Por fim, foi com a minha inserção no mundo da informática que pude descobrir a existência de livros em formatos doc e rtf, suportado por quase todos os editores de textos do Windows. Iniciei na informática usando o sistema dosvox, um sistema operacional que funciona dentro do Windows. Foi só depois que dominei esta nova ferramenta e que tive o acesso à internet, que pude realmente deslanchar no mundo da leitura. A esta altura eu tinha provavelmente uns 15 anos de idade. Minha paixão por leitura é tão grande, que chego a ler em média 10 livros por mês. Meu repertório atual de livros varia desde clássicos literários, como Machado de Assis, Clarice Lispector, Raquel de Queiroz, até livros menos reconhecidos e, em geral, apontados por nós como não literatura (como biografias de Fernando Moraes) ou Best sellers.

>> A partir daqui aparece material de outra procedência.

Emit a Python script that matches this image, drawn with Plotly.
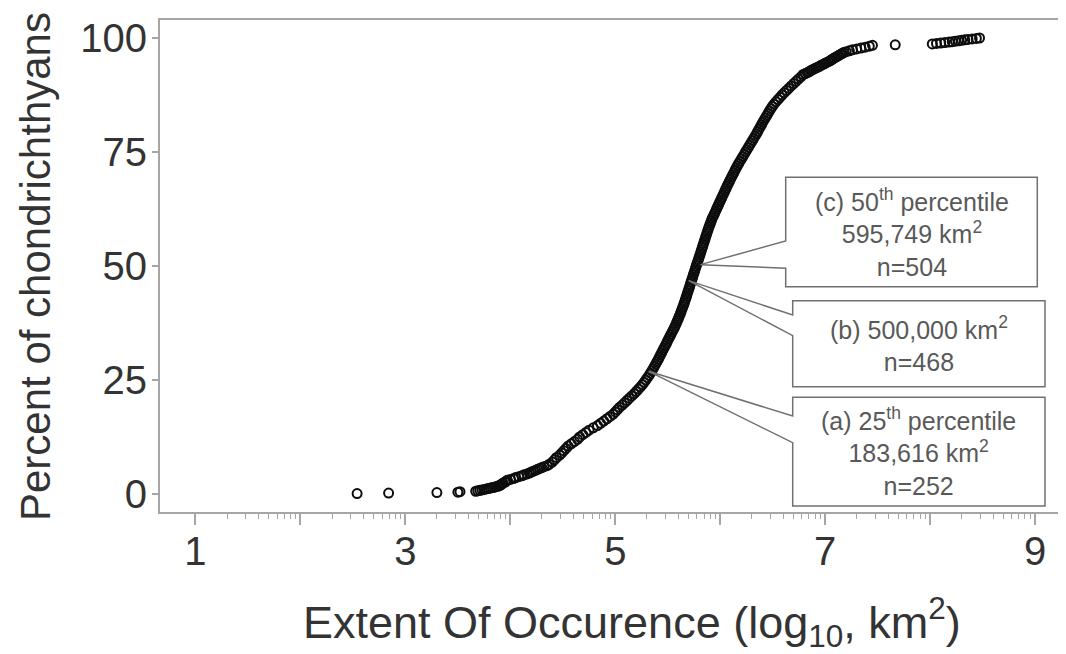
import math
import plotly.graph_objects as go

# ---- data: cumulative percent of species vs log10 EOO ----
pct_values = [
    0.1, 0.2, 0.3, 0.4, 0.5,
    0.6, 0.7, 0.8, 0.9, 1.0, 1.1, 1.2, 1.3, 1.4, 1.5, 1.6, 1.7, 1.8, 1.9,
    2.0, 2.2, 2.4, 2.6, 2.8, 3.0, 3.2, 3.4, 3.6, 3.8, 4.0, 4.2, 4.4, 4.6, 4.8,
    5.0, 5.2, 5.4, 5.6, 5.8, 6.0, 6.2,
    6.5, 7.0, 7.5, 8.0, 8.5, 9.0, 9.5, 10.0, 10.5, 11.0, 11.5, 12.0, 12.5, 13.0,
    13.5, 14.0, 14.5, 15.0, 15.5, 16.0, 16.5, 17.0, 17.5, 18.0, 18.5, 19.0, 19.5,
    20.0, 20.5, 21.0, 21.5, 22.0, 22.5, 23.0, 23.5, 24.0, 24.5, 25.0, 25.5, 26.0,
    26.5, 27.0, 27.5, 28.0, 28.5, 29.0, 29.5, 30.0, 30.5, 31.0, 31.5, 32.0, 32.5,
    33.0, 33.5, 34.0, 34.5, 35.0, 35.5, 36.0, 36.5, 37.0, 37.5, 38.0, 38.5, 39.0,
    39.5, 40.0, 40.5, 41.0, 41.5, 42.0, 42.5, 43.0, 43.5, 44.0, 44.5, 45.0, 45.5,
    46.0, 46.5, 47.0, 47.5, 48.0, 48.5, 49.0, 49.5, 50.0, 50.5, 51.0, 51.5, 52.0,
    52.5, 53.0, 53.5, 54.0, 54.5, 55.0, 55.5, 56.0, 56.5, 57.0, 57.5, 58.0, 58.5,
    59.0, 59.5, 60.0, 60.5, 61.0, 61.5, 62.0, 62.5, 63.0, 63.5, 64.0, 64.5, 65.0,
    65.5, 66.0, 66.5, 67.0, 67.5, 68.0, 68.5, 69.0, 69.5, 70.0, 70.5, 71.0, 71.5,
    72.0, 72.5, 73.0, 73.5, 74.0, 74.5, 75.0, 75.5, 76.0, 76.5, 77.0, 77.5, 78.0,
    78.5, 79.0, 79.5, 80.0, 80.5, 81.0, 81.5, 82.0, 82.5, 83.0, 83.5, 84.0, 84.5,
    85.0, 85.5, 86.0, 86.5, 87.0, 87.5, 88.0, 88.5, 89.0, 89.5, 90.0, 90.5, 91.0,
    91.5, 92.0,
    92.2, 92.4, 92.6, 92.8, 93.0, 93.2, 93.4, 93.6, 93.8, 94.0, 94.2, 94.4, 94.6,
    94.8, 95.0, 95.2, 95.4, 95.6, 95.8, 96.0, 96.2, 96.4, 96.6, 96.8, 97.0, 97.2,
    97.4, 97.6, 97.8, 98.0, 98.2, 98.4,
    98.5,
    98.7, 98.8, 98.9, 99.0, 99.1, 99.2, 99.3, 99.4, 99.5, 99.6, 99.7, 99.8, 99.9, 100.0,
]

eoo_log10 = [
    2.54, 2.84, 3.30, 3.50, 3.52,
    3.67, 3.69, 3.71, 3.73, 3.75, 3.77, 3.79, 3.81, 3.83, 3.85, 3.86, 3.88, 3.89, 3.90,
    3.91, 3.92, 3.93, 3.95, 3.96, 3.97, 4.00, 4.03, 4.05, 4.08, 4.11, 4.13, 4.16, 4.18, 4.20,
    4.22, 4.24, 4.26, 4.28, 4.30, 4.32, 4.35,
    4.37, 4.40, 4.42, 4.44, 4.47, 4.49, 4.51, 4.53, 4.55, 4.58, 4.61, 4.64, 4.66, 4.69,
    4.72, 4.75, 4.79, 4.83, 4.86, 4.89, 4.92, 4.95, 4.98, 5.00, 5.02, 5.04, 5.066,
    5.088, 5.111, 5.134, 5.157, 5.18, 5.20, 5.22, 5.24, 5.258, 5.275, 5.291, 5.306, 5.321,
    5.335, 5.348, 5.361, 5.373, 5.385, 5.397, 5.409, 5.42, 5.431, 5.442, 5.453, 5.464, 5.475,
    5.486, 5.497, 5.508, 5.519, 5.53, 5.541, 5.552, 5.563, 5.573, 5.583, 5.592, 5.601, 5.61,
    5.619, 5.627, 5.635, 5.643, 5.651, 5.659, 5.666, 5.673, 5.68, 5.687, 5.694, 5.701, 5.708,
    5.715, 5.722, 5.729, 5.736, 5.743, 5.75, 5.757, 5.764, 5.771, 5.778, 5.786, 5.793, 5.80,
    5.807, 5.814, 5.821, 5.828, 5.835, 5.842, 5.849, 5.856, 5.863, 5.87, 5.877, 5.884, 5.892,
    5.90, 5.908, 5.916, 5.924, 5.935, 5.945, 5.955, 5.965, 5.975, 5.985, 5.995, 6.005, 6.015,
    6.025, 6.035, 6.045, 6.055, 6.065, 6.075, 6.086, 6.097, 6.108, 6.119, 6.13, 6.141, 6.152,
    6.164, 6.176, 6.189, 6.202, 6.215, 6.228, 6.241, 6.254, 6.267, 6.28, 6.293, 6.306, 6.319,
    6.332, 6.345, 6.357, 6.369, 6.381, 6.393, 6.405, 6.417, 6.43, 6.443, 6.456, 6.469, 6.482,
    6.496, 6.512, 6.53, 6.549, 6.569, 6.589, 6.61, 6.632, 6.654, 6.676, 6.699, 6.722, 6.745,
    6.768, 6.79,
    6.81, 6.83, 6.845, 6.86, 6.875, 6.89, 6.91, 6.93, 6.945, 6.96, 6.98, 6.995, 7.01,
    7.03, 7.045, 7.06, 7.07, 7.085, 7.10, 7.115, 7.13, 7.145, 7.16, 7.175, 7.20, 7.23,
    7.26, 7.30, 7.34, 7.38, 7.42, 7.45,
    7.667,
    8.02, 8.06, 8.10, 8.14, 8.18, 8.21, 8.24, 8.27, 8.30, 8.33, 8.36, 8.40, 8.44, 8.47,
]

y_tick_values = [0, 25, 50, 75, 100]
x_major_ticks = [1, 2, 3, 4, 5, 6, 7, 8, 9]
x_tick_labels = ["1", "", "3", "", "5", "", "7", "", "9"]

callout_texts = [
    "(c) 50<sup>th</sup> percentile<br>595,749 km<sup>2</sup><br>n=504",
    "(b) 500,000 km<sup>2</sup><br>n=468",
    "(a) 25<sup>th</sup> percentile<br>183,616 km<sup>2</sup><br>n=252",
]

# ---- layout geometry (reference pixel coords; page adds an 8px body margin) ----
OFF = 8
W, H = 1066 - OFF, 654 - OFF
PL, PR, PT, PB = 160, 1066, 20, 512          # plot area in screenshot pixels
X0, X1 = 0.662, 9.294
Y0, Y1 = -3.95, 103.95


def px2x(px):
    return X0 + (px - PL) / (PR - PL) * (X1 - X0)


def py2y(py):
    return Y1 - (py - PT) / (PB - PT) * (Y1 - Y0)


def px2paper(px):
    return (px - PL) / (PR - PL)


def py2paper(py):
    return (PB - py) / (PB - PT)


AX = "#a6a6a6"
TXT = "#333333"
ANN = "#595959"
FONT = "Liberation Sans, Arial, sans-serif"

fig = go.Figure()
fig.add_trace(go.Scatter(
    x=eoo_log10, y=pct_values, mode="markers",
    marker=dict(symbol="circle-open", size=9, color="#0d0d0d", line=dict(width=2)),
    hoverinfo="skip", showlegend=False,
))

minor_vals = [n + math.log10(k) for n in range(1, 9) for k in range(2, 10)]

fig.update_xaxes(
    range=[X0, X1], tickmode="array", tickvals=x_major_ticks, ticktext=x_tick_labels,
    ticks="outside", ticklen=11, tickwidth=1.5, tickcolor=AX,
    showline=True, linecolor=AX, linewidth=1.8, mirror=True,
    showgrid=False, zeroline=False,
    tickfont=dict(size=40, color=TXT, family=FONT),
    ticklabelstandoff=-8,
    minor=dict(tickmode="array", tickvals=minor_vals, ticks="outside", ticklen=5,
               tickwidth=1.2, tickcolor=AX, showgrid=False),
)
fig.update_yaxes(
    range=[Y0, Y1], tickmode="array", tickvals=y_tick_values,
    ticks="outside", ticklen=6, tickwidth=1.5, tickcolor=AX,
    showline=True, linecolor=AX, linewidth=1.8,
    showgrid=False, zeroline=False,
    tickfont=dict(size=40, color=TXT, family=FONT),
    ticklabelstandoff=-3,
)

# callout boxes: (left, top, right, bottom, wedge_top, wedge_bottom) in pixels, tip in data
boxes = [
    (785.7, 177.3, 1037.3, 286.7, 241.0, 268.3, (5.811, 50.3)),
    (792.7, 300.7, 1045.0, 386.7, 315.0, 335.7, (5.699, 46.8)),
    (792.7, 397.3, 1045.0, 506.0, 416.0, 442.7, (5.318, 26.9)),
]
for (l, t, r, b, wt, wb, tip), txt in zip(boxes, callout_texts):
    path = (f"M {px2x(l)},{py2y(t)} L {px2x(r)},{py2y(t)} L {px2x(r)},{py2y(b)} "
            f"L {px2x(l)},{py2y(b)} L {px2x(l)},{py2y(wb)} L {tip[0]},{tip[1]} "
            f"L {px2x(l)},{py2y(wt)} Z")
    fig.add_shape(type="path", path=path, xref="x", yref="y",
                  line=dict(color="#707070", width=1.5), fillcolor="white", layer="above")
    fig.add_annotation(x=px2x((l + r) / 2), y=py2y((t + b) / 2), xref="x", yref="y",
                       xanchor="center", yanchor="middle",
                       text=txt, showarrow=False, align="center",
                       font=dict(size=25, color=ANN, family=FONT))

# axis titles
fig.add_annotation(x=px2paper(632), y=py2paper(622), xref="paper", yref="paper",
                   xanchor="center", yanchor="middle",
                   text="Extent Of Occurence (log<sub>10</sub>, km<sup>2</sup>)", showarrow=False,
                   font=dict(size=45, color=TXT, family=FONT))
fig.add_annotation(x=px2paper(35), y=py2paper(267), xref="paper", yref="paper",
                   xanchor="center", yanchor="middle",
                   text="Percent of chondrichthyans", showarrow=False, textangle=-90,
                   font=dict(size=42, color=TXT, family=FONT))

fig.update_layout(
    width=W, height=H,
    margin=dict(l=PL - OFF, r=0, t=PT - OFF, b=H - (PB - OFF), pad=0),
    paper_bgcolor="white", plot_bgcolor="white",
    showlegend=False,
)

fig.write_html("out.html")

Apesar de ler muito no computador, não deixo de ler em Braille. Atualmente, estou lendo Terras do Sem fim (formado por oito partes ou volumes, em Braille). Os áudio books também continuam sendo bastante utilizados por mim. Mas, sem dúvidas, foi a informática que me permitiu a verdadeira autonomia de escolha em termos de leitura.